→ Instructions to follow
Leaving out the pictures, retype the lines from the beginning of the listing through the line containing "from bokeh.resources import INLINE".

[Figure scripts]
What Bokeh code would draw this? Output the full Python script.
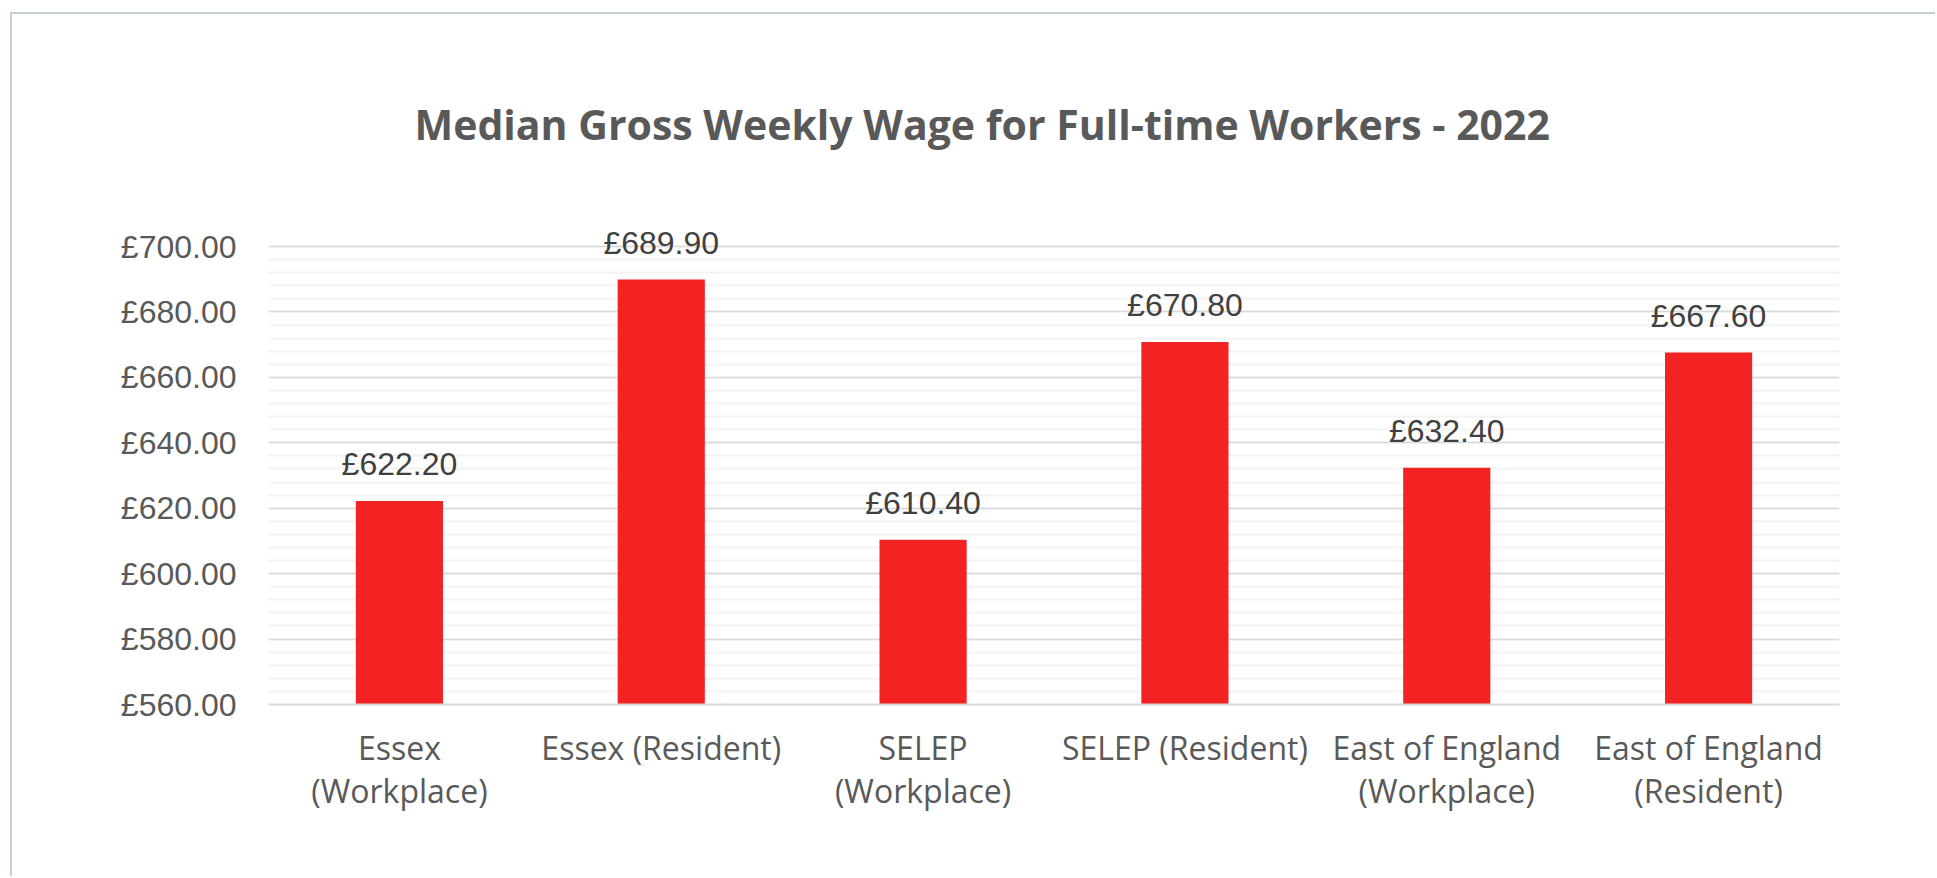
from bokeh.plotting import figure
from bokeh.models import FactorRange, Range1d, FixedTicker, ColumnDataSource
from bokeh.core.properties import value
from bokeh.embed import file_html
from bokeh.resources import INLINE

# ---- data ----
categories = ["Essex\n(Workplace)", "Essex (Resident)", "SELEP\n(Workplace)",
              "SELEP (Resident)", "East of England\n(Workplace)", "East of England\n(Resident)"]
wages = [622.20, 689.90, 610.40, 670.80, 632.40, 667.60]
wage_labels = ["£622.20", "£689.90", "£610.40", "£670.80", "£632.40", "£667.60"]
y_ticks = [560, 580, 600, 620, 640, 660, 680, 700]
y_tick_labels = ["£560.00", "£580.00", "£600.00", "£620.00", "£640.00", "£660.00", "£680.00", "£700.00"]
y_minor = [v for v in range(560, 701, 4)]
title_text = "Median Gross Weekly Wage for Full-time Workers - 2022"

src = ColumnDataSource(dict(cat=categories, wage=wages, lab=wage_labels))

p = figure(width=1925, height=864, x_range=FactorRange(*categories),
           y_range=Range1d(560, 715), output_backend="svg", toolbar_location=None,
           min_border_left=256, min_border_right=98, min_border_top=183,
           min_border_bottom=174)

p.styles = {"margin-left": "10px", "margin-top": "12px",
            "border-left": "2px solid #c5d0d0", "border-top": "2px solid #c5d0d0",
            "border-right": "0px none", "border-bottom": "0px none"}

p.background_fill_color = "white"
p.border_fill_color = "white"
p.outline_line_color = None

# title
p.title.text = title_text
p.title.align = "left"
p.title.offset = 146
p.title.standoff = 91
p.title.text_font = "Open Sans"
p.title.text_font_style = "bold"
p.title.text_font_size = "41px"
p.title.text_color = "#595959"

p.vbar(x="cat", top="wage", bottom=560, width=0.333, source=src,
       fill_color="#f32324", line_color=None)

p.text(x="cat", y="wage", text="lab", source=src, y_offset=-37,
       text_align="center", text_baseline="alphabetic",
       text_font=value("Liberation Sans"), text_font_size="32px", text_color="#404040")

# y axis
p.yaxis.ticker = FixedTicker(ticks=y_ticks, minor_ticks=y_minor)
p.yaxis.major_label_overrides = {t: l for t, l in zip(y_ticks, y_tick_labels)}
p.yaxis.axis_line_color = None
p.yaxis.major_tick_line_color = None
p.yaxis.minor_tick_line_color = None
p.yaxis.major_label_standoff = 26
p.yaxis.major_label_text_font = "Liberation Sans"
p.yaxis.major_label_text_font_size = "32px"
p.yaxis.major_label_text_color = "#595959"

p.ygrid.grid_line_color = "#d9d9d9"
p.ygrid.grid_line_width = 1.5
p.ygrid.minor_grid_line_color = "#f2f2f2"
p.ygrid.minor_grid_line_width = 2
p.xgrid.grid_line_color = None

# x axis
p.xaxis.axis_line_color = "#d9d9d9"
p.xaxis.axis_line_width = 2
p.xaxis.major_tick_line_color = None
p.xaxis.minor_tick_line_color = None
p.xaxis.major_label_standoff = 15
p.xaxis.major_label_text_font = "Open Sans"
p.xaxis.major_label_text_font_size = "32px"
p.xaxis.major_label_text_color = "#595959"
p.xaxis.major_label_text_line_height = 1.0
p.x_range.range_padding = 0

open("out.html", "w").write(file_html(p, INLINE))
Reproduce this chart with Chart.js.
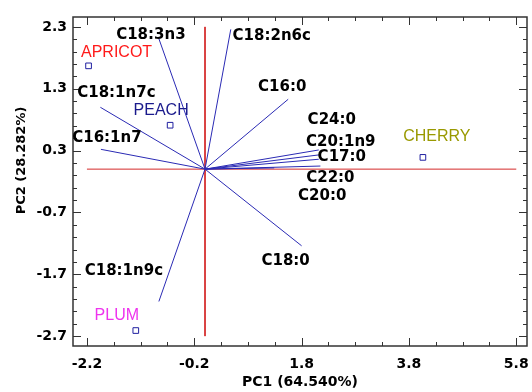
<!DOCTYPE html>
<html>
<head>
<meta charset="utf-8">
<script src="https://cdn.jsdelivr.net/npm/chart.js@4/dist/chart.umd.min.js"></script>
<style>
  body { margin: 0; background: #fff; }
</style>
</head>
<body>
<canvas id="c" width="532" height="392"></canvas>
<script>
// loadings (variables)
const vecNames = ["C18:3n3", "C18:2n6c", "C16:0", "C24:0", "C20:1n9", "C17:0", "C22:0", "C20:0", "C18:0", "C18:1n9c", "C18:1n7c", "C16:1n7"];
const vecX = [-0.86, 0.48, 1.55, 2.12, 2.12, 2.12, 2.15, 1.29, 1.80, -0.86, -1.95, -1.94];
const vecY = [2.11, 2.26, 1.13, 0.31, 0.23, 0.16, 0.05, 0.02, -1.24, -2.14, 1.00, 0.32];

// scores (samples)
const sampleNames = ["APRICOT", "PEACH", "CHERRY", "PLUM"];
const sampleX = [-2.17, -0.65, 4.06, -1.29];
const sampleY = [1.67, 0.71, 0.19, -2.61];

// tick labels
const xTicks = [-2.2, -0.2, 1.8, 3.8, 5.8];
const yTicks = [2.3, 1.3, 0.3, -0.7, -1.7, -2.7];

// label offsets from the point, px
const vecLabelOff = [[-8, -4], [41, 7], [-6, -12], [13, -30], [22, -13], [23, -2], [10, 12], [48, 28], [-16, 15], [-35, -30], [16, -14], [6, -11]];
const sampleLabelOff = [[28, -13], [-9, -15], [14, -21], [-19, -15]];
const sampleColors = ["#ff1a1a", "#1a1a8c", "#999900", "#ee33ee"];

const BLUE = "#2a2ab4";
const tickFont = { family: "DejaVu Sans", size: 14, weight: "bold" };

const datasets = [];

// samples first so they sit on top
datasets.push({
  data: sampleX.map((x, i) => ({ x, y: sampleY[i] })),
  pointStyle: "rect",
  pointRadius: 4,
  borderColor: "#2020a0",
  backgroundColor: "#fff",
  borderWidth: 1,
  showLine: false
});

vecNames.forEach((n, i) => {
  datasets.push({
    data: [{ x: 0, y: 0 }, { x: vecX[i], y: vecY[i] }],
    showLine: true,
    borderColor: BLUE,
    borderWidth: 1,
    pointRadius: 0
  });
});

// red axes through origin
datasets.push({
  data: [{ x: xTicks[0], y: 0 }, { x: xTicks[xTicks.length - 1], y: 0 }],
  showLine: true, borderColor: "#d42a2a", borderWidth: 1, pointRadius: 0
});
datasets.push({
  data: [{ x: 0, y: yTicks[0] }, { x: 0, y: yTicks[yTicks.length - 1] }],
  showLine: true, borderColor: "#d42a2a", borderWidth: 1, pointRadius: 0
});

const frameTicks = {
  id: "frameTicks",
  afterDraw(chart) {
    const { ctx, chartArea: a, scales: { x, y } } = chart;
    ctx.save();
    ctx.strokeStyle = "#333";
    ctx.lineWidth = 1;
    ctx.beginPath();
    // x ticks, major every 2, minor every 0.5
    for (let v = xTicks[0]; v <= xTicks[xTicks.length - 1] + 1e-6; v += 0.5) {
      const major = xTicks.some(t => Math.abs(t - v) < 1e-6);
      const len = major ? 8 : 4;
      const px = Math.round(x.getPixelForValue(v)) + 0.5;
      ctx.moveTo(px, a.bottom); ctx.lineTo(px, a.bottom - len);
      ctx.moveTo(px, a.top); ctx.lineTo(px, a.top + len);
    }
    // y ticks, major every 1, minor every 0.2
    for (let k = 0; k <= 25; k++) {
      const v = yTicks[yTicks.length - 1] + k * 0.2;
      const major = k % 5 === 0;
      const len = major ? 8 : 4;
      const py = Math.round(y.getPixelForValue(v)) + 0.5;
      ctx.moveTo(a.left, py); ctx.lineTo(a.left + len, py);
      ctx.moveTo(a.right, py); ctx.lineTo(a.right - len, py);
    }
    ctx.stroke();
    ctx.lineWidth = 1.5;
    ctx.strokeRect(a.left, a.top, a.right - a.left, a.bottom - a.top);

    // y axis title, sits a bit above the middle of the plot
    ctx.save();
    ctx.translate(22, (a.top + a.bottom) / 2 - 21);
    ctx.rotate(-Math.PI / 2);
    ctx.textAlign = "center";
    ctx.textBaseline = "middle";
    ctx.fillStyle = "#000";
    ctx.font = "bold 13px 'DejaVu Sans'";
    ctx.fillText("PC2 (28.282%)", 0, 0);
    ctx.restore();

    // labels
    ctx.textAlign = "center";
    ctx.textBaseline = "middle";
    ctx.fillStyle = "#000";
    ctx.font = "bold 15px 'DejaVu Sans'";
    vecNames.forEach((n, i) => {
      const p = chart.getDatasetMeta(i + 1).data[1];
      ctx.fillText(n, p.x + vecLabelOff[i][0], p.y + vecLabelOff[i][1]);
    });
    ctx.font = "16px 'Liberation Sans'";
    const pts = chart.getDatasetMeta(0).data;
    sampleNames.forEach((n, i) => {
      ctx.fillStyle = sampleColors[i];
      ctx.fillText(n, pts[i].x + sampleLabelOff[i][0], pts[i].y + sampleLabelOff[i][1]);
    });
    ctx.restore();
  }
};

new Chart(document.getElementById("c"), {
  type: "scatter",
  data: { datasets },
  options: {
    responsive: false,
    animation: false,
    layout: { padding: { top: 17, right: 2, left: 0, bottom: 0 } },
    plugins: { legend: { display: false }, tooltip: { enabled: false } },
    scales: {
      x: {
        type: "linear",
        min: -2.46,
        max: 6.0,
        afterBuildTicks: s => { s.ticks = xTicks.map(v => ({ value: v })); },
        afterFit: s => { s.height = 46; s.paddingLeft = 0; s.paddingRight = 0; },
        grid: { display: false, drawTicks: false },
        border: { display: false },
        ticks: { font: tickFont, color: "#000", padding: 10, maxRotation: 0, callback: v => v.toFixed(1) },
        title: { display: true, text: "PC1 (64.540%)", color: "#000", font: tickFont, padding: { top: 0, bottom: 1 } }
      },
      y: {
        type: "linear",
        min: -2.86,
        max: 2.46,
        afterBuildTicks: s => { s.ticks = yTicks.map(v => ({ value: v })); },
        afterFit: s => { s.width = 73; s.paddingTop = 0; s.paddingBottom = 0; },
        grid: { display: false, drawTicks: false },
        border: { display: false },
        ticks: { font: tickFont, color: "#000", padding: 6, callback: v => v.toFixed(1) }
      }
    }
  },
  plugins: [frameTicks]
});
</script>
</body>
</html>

→ Exercise response
What Bokeh code would draw this? Output the full Python script.
from bokeh.plotting import figure
from bokeh.models import FactorRange, Range1d, FixedTicker, ColumnDataSource
from bokeh.core.properties import value
from bokeh.embed import file_html
from bokeh.resources import INLINE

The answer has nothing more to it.